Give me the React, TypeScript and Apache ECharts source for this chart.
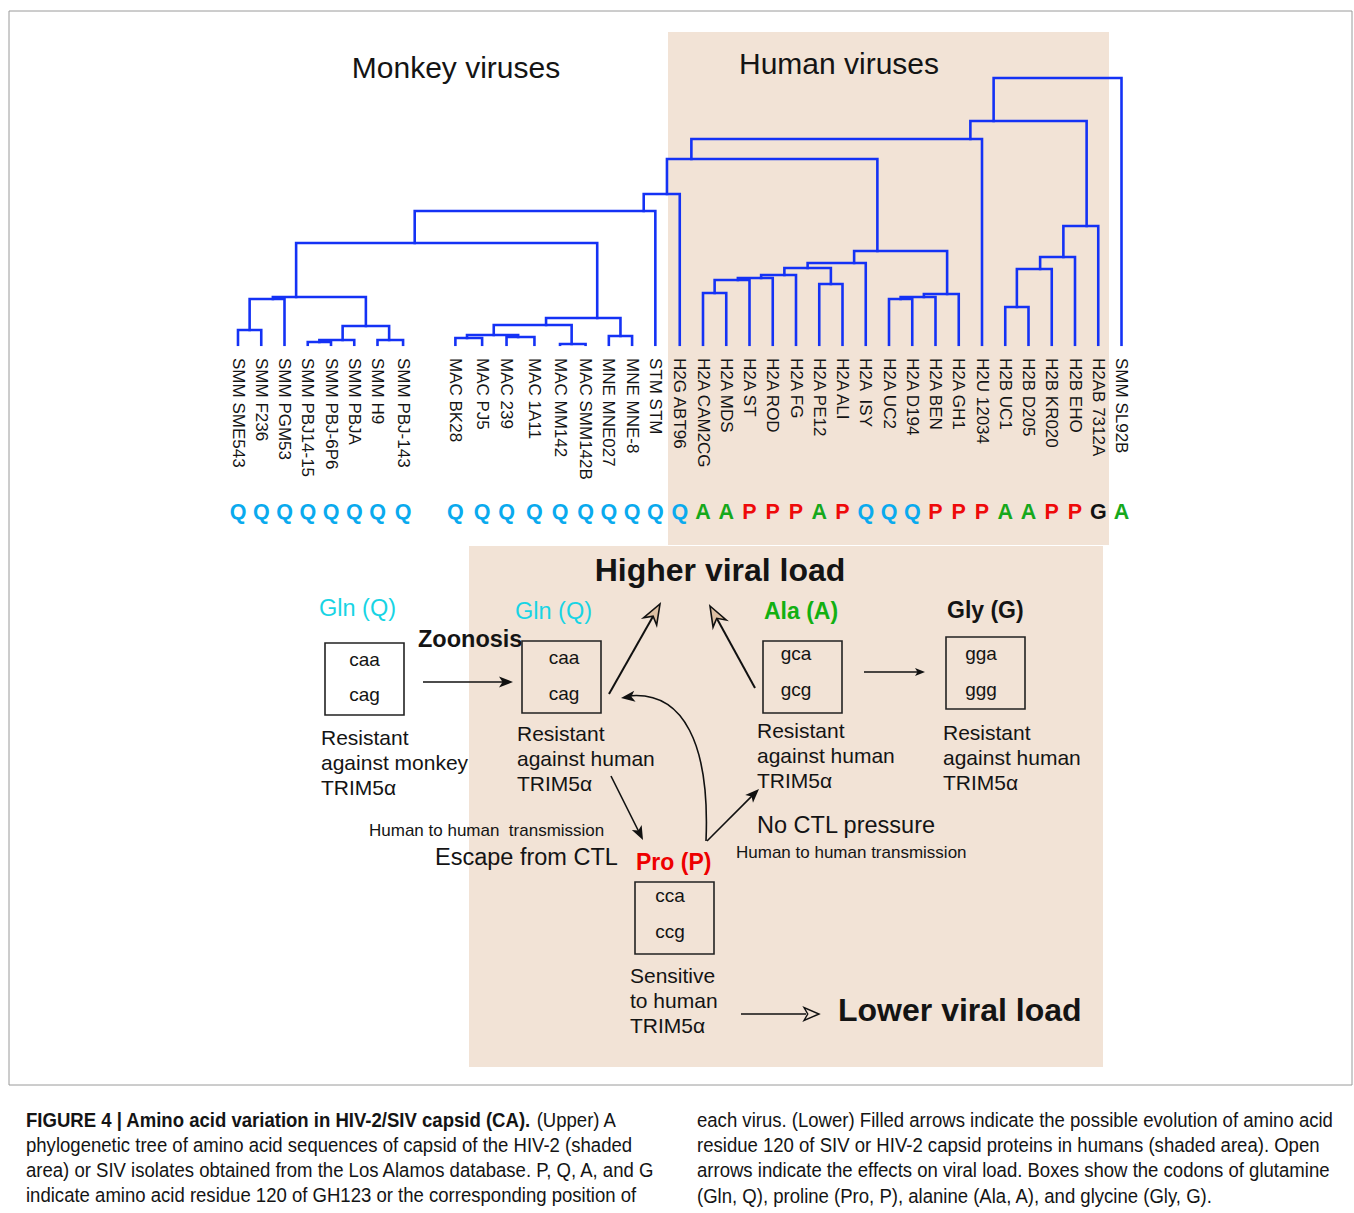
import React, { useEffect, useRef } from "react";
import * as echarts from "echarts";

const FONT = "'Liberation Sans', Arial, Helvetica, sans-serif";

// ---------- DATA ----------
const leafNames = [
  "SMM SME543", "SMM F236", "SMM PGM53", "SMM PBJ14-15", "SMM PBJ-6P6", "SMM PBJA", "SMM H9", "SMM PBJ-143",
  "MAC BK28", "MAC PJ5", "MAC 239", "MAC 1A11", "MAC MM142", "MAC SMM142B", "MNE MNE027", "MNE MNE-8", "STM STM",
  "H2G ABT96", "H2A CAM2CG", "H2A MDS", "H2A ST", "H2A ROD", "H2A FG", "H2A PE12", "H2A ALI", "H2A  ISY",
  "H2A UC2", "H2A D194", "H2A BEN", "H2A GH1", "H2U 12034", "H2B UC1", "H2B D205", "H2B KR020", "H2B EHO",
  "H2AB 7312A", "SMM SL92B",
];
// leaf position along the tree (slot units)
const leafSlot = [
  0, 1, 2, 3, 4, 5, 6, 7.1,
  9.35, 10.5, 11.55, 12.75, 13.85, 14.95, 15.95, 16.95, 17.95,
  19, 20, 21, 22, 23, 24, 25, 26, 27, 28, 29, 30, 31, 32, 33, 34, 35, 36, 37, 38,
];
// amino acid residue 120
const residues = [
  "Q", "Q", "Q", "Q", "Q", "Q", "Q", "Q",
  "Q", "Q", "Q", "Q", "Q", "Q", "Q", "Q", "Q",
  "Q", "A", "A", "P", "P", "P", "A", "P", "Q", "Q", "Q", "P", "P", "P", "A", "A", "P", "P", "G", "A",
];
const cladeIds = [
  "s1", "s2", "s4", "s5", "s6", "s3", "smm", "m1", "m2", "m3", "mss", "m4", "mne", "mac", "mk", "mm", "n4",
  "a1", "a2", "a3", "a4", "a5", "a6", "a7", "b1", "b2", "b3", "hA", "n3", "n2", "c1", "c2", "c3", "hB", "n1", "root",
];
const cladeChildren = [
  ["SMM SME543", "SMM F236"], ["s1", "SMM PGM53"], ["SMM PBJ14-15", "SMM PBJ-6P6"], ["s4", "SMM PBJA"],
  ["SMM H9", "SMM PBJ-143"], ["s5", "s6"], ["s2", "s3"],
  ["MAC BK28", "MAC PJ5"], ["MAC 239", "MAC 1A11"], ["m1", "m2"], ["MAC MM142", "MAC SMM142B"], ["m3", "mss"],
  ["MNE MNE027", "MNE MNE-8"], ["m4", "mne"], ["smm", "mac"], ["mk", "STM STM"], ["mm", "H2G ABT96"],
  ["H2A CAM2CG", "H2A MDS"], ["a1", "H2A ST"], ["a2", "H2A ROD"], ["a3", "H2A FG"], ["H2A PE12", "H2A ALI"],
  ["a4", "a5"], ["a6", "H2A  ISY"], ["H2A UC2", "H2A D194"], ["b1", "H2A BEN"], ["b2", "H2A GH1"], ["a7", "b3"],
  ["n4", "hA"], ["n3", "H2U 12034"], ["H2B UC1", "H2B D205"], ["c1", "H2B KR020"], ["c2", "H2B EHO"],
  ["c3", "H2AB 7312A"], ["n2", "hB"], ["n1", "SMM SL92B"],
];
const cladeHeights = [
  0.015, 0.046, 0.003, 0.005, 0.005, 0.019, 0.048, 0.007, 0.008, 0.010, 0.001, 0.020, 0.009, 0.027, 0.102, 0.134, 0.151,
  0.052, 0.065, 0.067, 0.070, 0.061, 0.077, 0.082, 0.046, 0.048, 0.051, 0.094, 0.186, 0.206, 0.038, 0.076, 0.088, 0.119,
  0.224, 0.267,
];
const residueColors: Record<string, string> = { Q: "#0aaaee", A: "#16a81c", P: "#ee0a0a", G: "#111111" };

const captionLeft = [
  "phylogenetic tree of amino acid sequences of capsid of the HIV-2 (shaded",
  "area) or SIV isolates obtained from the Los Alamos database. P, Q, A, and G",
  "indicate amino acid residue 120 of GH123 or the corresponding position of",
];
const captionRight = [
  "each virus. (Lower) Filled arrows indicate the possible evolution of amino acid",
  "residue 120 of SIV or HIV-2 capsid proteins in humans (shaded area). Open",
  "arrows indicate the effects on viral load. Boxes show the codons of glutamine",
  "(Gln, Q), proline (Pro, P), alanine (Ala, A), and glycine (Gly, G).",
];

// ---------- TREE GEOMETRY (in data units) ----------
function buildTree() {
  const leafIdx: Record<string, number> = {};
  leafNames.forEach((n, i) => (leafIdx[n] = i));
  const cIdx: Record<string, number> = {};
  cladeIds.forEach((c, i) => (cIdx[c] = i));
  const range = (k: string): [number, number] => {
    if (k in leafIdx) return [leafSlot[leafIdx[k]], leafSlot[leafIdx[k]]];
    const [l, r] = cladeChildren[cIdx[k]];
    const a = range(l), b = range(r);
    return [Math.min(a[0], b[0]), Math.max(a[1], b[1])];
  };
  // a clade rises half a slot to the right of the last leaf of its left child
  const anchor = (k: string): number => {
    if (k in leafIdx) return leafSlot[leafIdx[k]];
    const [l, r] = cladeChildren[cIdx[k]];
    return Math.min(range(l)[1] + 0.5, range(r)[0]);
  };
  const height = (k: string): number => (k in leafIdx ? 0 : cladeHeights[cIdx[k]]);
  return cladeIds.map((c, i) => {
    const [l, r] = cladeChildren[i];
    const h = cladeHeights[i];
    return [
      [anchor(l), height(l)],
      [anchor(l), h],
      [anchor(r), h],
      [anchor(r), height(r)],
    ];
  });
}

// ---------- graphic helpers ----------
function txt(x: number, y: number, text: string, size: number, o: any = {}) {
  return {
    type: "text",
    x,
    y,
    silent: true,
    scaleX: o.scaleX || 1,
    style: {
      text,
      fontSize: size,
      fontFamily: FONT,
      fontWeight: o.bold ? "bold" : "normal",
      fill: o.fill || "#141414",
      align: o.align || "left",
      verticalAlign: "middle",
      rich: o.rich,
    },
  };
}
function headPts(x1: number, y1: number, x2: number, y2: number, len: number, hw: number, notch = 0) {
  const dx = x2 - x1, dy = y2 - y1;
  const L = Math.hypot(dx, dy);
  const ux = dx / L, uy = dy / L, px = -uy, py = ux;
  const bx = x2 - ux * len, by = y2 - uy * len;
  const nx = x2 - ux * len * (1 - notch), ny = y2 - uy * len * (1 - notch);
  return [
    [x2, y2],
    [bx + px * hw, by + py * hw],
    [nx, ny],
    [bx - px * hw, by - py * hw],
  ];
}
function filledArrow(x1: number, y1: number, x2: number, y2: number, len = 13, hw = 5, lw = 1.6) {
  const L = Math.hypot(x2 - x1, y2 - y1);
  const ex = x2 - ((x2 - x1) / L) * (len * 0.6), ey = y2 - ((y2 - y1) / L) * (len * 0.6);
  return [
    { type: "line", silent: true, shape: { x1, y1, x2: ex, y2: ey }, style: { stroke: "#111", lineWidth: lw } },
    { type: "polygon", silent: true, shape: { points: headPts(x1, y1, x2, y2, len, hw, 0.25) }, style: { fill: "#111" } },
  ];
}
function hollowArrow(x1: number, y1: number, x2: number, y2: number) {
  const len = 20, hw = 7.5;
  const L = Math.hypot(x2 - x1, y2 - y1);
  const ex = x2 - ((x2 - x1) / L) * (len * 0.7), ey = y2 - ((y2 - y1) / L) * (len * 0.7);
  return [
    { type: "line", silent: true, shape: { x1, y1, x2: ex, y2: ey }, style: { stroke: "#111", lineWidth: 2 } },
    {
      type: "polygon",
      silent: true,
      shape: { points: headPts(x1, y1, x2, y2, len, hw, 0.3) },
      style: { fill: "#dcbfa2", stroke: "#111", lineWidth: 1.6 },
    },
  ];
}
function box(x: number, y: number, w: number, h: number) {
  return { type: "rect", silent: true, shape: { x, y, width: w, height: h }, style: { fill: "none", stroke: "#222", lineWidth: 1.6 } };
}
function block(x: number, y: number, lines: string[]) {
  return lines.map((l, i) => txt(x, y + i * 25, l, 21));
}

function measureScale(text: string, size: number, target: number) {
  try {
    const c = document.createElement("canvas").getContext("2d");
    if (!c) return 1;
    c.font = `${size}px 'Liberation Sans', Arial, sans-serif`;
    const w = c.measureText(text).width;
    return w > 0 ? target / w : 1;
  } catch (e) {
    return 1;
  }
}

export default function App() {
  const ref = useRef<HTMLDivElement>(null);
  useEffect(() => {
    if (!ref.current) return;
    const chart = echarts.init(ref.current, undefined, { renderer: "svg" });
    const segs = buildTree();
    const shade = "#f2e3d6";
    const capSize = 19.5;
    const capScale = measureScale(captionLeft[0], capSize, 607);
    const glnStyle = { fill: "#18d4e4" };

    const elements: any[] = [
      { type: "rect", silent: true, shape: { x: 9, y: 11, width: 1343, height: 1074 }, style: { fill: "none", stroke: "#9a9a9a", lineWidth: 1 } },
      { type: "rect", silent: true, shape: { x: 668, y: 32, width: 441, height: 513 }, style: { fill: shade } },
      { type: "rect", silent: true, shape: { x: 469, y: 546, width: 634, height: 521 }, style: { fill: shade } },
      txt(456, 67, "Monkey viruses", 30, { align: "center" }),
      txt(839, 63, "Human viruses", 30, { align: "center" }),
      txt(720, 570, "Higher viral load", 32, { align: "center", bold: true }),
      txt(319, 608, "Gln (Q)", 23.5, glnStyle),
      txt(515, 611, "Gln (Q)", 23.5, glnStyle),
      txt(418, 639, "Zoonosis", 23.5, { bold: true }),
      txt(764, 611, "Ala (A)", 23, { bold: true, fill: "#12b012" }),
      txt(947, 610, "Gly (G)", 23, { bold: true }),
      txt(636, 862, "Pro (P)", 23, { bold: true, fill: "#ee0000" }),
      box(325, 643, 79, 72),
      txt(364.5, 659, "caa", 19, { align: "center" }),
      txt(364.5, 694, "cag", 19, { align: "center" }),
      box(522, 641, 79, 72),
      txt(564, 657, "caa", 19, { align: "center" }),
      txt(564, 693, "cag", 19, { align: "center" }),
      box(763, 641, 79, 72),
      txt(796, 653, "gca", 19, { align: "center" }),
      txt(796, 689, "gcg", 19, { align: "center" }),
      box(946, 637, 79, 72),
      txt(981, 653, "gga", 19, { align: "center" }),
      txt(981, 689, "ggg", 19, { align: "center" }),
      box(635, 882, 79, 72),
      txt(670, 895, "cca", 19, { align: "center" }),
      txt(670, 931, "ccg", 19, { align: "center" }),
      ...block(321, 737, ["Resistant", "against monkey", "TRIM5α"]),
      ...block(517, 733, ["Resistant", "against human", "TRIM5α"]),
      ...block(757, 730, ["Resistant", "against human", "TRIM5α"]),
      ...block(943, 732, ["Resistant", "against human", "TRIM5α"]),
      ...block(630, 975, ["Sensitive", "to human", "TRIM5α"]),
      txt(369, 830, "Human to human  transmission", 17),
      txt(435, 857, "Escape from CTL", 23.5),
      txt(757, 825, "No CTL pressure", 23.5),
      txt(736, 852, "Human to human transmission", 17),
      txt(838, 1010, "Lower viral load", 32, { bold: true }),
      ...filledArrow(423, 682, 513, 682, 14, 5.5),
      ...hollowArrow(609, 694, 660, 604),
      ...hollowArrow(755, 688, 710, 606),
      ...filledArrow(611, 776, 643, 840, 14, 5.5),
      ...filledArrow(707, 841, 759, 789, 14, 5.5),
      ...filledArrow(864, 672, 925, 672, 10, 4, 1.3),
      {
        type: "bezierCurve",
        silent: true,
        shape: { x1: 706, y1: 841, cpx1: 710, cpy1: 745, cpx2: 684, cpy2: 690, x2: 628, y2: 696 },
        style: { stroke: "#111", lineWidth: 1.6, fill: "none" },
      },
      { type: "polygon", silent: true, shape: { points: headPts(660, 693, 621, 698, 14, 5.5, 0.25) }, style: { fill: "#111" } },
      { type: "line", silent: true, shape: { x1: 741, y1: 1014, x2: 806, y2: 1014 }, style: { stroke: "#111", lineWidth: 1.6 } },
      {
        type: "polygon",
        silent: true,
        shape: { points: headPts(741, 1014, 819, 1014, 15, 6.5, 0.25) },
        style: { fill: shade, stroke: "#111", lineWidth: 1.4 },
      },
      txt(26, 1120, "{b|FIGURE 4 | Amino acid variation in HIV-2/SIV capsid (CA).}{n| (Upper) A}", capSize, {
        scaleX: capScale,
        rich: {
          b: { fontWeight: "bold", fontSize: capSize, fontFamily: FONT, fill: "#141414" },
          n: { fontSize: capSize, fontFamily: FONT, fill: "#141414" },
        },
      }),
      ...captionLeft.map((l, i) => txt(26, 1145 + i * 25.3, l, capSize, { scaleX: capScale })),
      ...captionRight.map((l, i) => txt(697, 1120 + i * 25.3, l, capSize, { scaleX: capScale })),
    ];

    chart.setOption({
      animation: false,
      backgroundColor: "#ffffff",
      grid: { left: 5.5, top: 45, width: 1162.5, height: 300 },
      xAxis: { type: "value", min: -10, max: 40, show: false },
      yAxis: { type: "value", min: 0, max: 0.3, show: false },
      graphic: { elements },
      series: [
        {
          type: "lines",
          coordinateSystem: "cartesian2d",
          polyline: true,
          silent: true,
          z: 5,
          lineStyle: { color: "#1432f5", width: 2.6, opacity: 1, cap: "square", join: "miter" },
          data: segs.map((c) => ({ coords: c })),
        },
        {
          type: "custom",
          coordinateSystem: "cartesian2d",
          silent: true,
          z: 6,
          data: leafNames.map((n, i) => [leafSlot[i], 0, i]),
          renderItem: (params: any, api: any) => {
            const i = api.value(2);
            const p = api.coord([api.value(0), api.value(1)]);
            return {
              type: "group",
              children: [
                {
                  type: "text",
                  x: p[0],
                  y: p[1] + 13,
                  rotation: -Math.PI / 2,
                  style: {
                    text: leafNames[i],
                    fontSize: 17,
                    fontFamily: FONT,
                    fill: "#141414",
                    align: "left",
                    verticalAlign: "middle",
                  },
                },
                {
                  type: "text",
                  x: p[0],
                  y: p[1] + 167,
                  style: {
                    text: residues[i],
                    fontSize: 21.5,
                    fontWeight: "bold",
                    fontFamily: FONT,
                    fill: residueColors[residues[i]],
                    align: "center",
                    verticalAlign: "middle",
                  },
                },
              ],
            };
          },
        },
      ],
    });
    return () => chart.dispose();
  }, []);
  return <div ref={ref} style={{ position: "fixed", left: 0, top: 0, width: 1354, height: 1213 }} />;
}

===============

_Instructions for the task_. Show every line above in which the word "React" occurs.

_Solution for this problem_.
Give me the React, TypeScript and Apache ECharts source for this chart.
import React, { useEffect, useRef } from "react";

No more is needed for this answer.